Placing ultra thin celebrities on the cover alongside headlines that urge readers to “look great naked” or “fight winter weight gain” also suggests that these fabulous celebrities are worrying about these things, and that if they’re worried about it, you should be extra doubly super worried and that, in fact, the best thing for you to do is buy this magazine and buy the things it tells you to buy.
Aging is not healthy. Fight it tooth and nail. This month’s Fitness magazine featured a quiz that asked its readers to discover their “real” age based on their levels of physical fitness and their weekly diets, warning those who are secretly old that it will negatively effect their hair, skin, and weight (I quit the quiz after it said I was 15 years old and then made a poorly received joke about regressing to my pre-menstrual years using the power of exercise. Work out so hard that you become a teenager again! Stop your period with fitness). The other two magazines were dotted with fleeting fearful references to avoiding looking older and ads for skin creams that will promote looking young. Erm, “health.”
Every woman knows what “problem areas” mean, and if you only solve your “problem areas,” you will solve your actual “problems.” Women’s Health would really like you to look great naked, you know, for yourself. Fitness promises that cover girl and Olympic gold medalist Lindsey Vonn will share with readers her flat belly secrets. Because if Lindsey Vonn, professional athlete who makes money from using her body to accomplish physical feats that require a great deal of strength, balance, and concentration, cares about one thing, it’s having a fucking flat stomach.
You are very stressed out about all of this. Stop that! Each of the three magazines offered tips to help their readers destress, because it’s assumed that between worrying about their problem areas, their sex lives, their slim down drives, and the precancerous cells coursing through their veins at all moments of the day, readers of women’s fitness magazines are on the edge of mental breaks at all times.
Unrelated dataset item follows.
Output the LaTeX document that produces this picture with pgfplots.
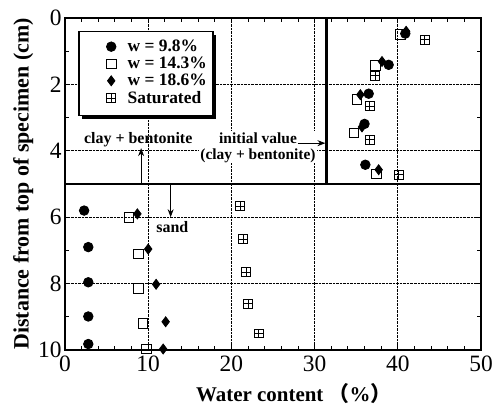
\documentclass[border=0pt]{standalone}
\usepackage{pgfplots}
\pgfplotsset{compat=1.18}
\usepackage{fontspec}
\setmainfont{Liberation Serif}
\newfontfamily\cjk{Noto Sans CJK JP}
\usetikzlibrary{shadows,arrows.meta}

% square with a cross inside (saturated specimen)
\pgfdeclareplotmark{boxplus}{%
  \pgfpathrectangle{\pgfpoint{-\pgfplotmarksize}{-\pgfplotmarksize}}{\pgfpoint{2\pgfplotmarksize}{2\pgfplotmarksize}}%
  \pgfpathmoveto{\pgfpoint{-\pgfplotmarksize}{0pt}}\pgfpathlineto{\pgfpoint{\pgfplotmarksize}{0pt}}%
  \pgfpathmoveto{\pgfpoint{0pt}{-\pgfplotmarksize}}\pgfpathlineto{\pgfpoint{0pt}{\pgfplotmarksize}}%
  \pgfusepathqstroke}

\pgfplotsset{lg/.style={legend image code/.code={%
    \path (-3bp,0bp) (14bp,0bp);
    \draw[##1] plot coordinates {(0bp,0bp)};}}}

\begin{document}
\begin{tikzpicture}
\begin{axis}[
    width=416bp, height=332bp, scale only axis,
    xmin=0, xmax=50, ymin=0, ymax=10, y dir=reverse,
    xtick={0,10,...,50}, ytick={0,2,...,10},
    minor x tick num=4, minor y tick num=1,
    tick align=inside, major tick length=5bp, minor tick length=4bp,
    every tick/.style={black, line width=0.9pt},
    grid=major, grid style={densely dotted, black, line width=0.8pt},
    axis line style={line width=1.3pt},
    tick label style={font=\fontsize{23.5}{23.5}\selectfont},
    xticklabel style={yshift=-2bp},
    /pgf/number format/assume math mode=true,
    clip=false,
    xlabel={Water content {\cjk （}\%{\cjk ）}},
    ylabel={Distance from top of specimen (cm)},
    xlabel style={font=\fontsize{21}{21}\selectfont\bfseries,
        at={(ticklabel cs:0.55)}, anchor=near ticklabel, yshift=-5bp},
    ylabel style={font=\fontsize{22}{22}\selectfont\bfseries, yshift=-2bp},
    legend style={at={(0.092,0.946)}, anchor=north west,
        draw=none, fill=none,
        font=\fontsize{17.5}{18}\selectfont\bfseries,
        cells={anchor=west}},
    every axis plot/.append style={line width=0.8pt},
]
% legend frame with its shadow
\draw[line width=1.5pt, fill=white,
      drop shadow={shadow xshift=3bp, shadow yshift=-3bp, fill=black, opacity=1}]
  (axis cs:1.68,0.41) rectangle (axis cs:17.8,2.94);

\addplot[only marks, mark=*, mark size=4.8pt, fill=black, lg] coordinates {
  (40.9,0.47) (38.9,1.41) (36.5,2.28) (36.0,3.19) (36.1,4.42)
  (2.3,5.8) (2.8,6.9) (2.8,7.96) (2.8,8.99) (2.8,9.82)
};
\addlegendentry{w = 9.8\%}
\addplot[only marks, mark=square, mark size=4.8pt, lg] coordinates {
  (40.3,0.5) (37.3,1.43) (35.1,2.46) (34.7,3.46) (37.4,4.7)
  (7.7,6.0) (8.8,7.1) (8.8,8.15) (9.35,9.2) (9.8,9.97)
};
\addlegendentry{w = 14.3\%}
\addplot[only marks, mark=diamond*, mark size=5pt, fill=black, lg] coordinates {
  (41.0,0.4) (38.1,1.31) (35.5,2.31) (35.7,3.28) (37.7,4.57)
  (8.7,5.9) (10.0,6.96) (10.95,8.02) (12.1,9.15) (11.8,9.97)
};
\addlegendentry{w = 18.6\%}
\addplot[only marks, mark=boxplus, mark size=4.5pt, lg] coordinates {
  (43.2,0.65) (37.3,1.73) (36.6,2.66) (36.6,3.67) (40.1,4.72)
  (21.06,5.67) (21.4,6.66) (21.8,7.66) (22.0,8.6) (23.3,9.5)
};
\addlegendentry{Saturated}

% boundary between clay+bentonite and sand, initial water content
\addplot[forget plot, line width=1.8pt, mark=none] coordinates {(0,5) (50,5)};
\addplot[forget plot, line width=2.6pt, mark=none] coordinates {(31.4,0) (31.4,5)};

\node[font=\fontsize{16}{16}\selectfont\bfseries] at (axis cs:8.8,3.67) {clay + bentonite};
\draw[-{Stealth[length=8bp,width=6bp]}, line width=1pt] (axis cs:9.15,5) -- (axis cs:9.15,3.92);
\draw[-{Stealth[length=8bp,width=6bp]}, line width=1pt] (axis cs:12.7,5) -- (axis cs:12.7,6.0);
\node[font=\fontsize{16}{16}\selectfont\bfseries] at (axis cs:12.9,6.3) {sand};
\node[font=\fontsize{15.5}{16}\selectfont\bfseries, align=center, fill=white, inner sep=1bp]
  at (axis cs:23.2,3.9) {initial value\\(clay + bentonite)};
\draw[-{Stealth[length=8bp,width=6bp]}, line width=1pt] (axis cs:28.0,3.77) -- (axis cs:31.3,3.77);
\end{axis}
\pgfresetboundingbox
\path ([shift={(-65bp,-55bp)}]current axis.south west) rectangle ([shift={(12bp,18bp)}]current axis.north east);
\end{tikzpicture}
\end{document}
Try some aromatherapy! Use some of these products! Why not do yoga and destress while toning, because you should Always Be Toning (even, according to Self while brushing your teeth.). About midway through Women’s Health, there’s a two page ad for an anti depressant, and no wonder. After pages and pages of text telling its readers that they’re too fat, too old, and undersexed, I’m sure their brain cells could use some chemical rebalancing.
Women’s fitness magazines are packaged and sold as an alternative to the sex obsessed man pleasing tips of the Cosmos of the world, but they’re the same shit in a different package. They’re still telling us that the way to be happy is to be conventionally attractive and thin and firm and toned, to occupy the socially acceptable amount of space. They’re not about pleasing yourself; they’re about pleasing others, and their suggestion that they’re anything beyond that is insulting and condescending. Where’s the magazine that promises to help you squat 150 pounds by June? Where’s the guide to starting your own football league? Where’s the secret to eating foods that will satisfy you after pounding out a 10 mile half marathon training run?
These magazines are lying to us, and they’re expecting us to be okay with it, to keep buying and to keep accepting their assumption that when they say “fit,” we hear “thin.” We’re smarter than that, and we should stop rewarding them with our patronage.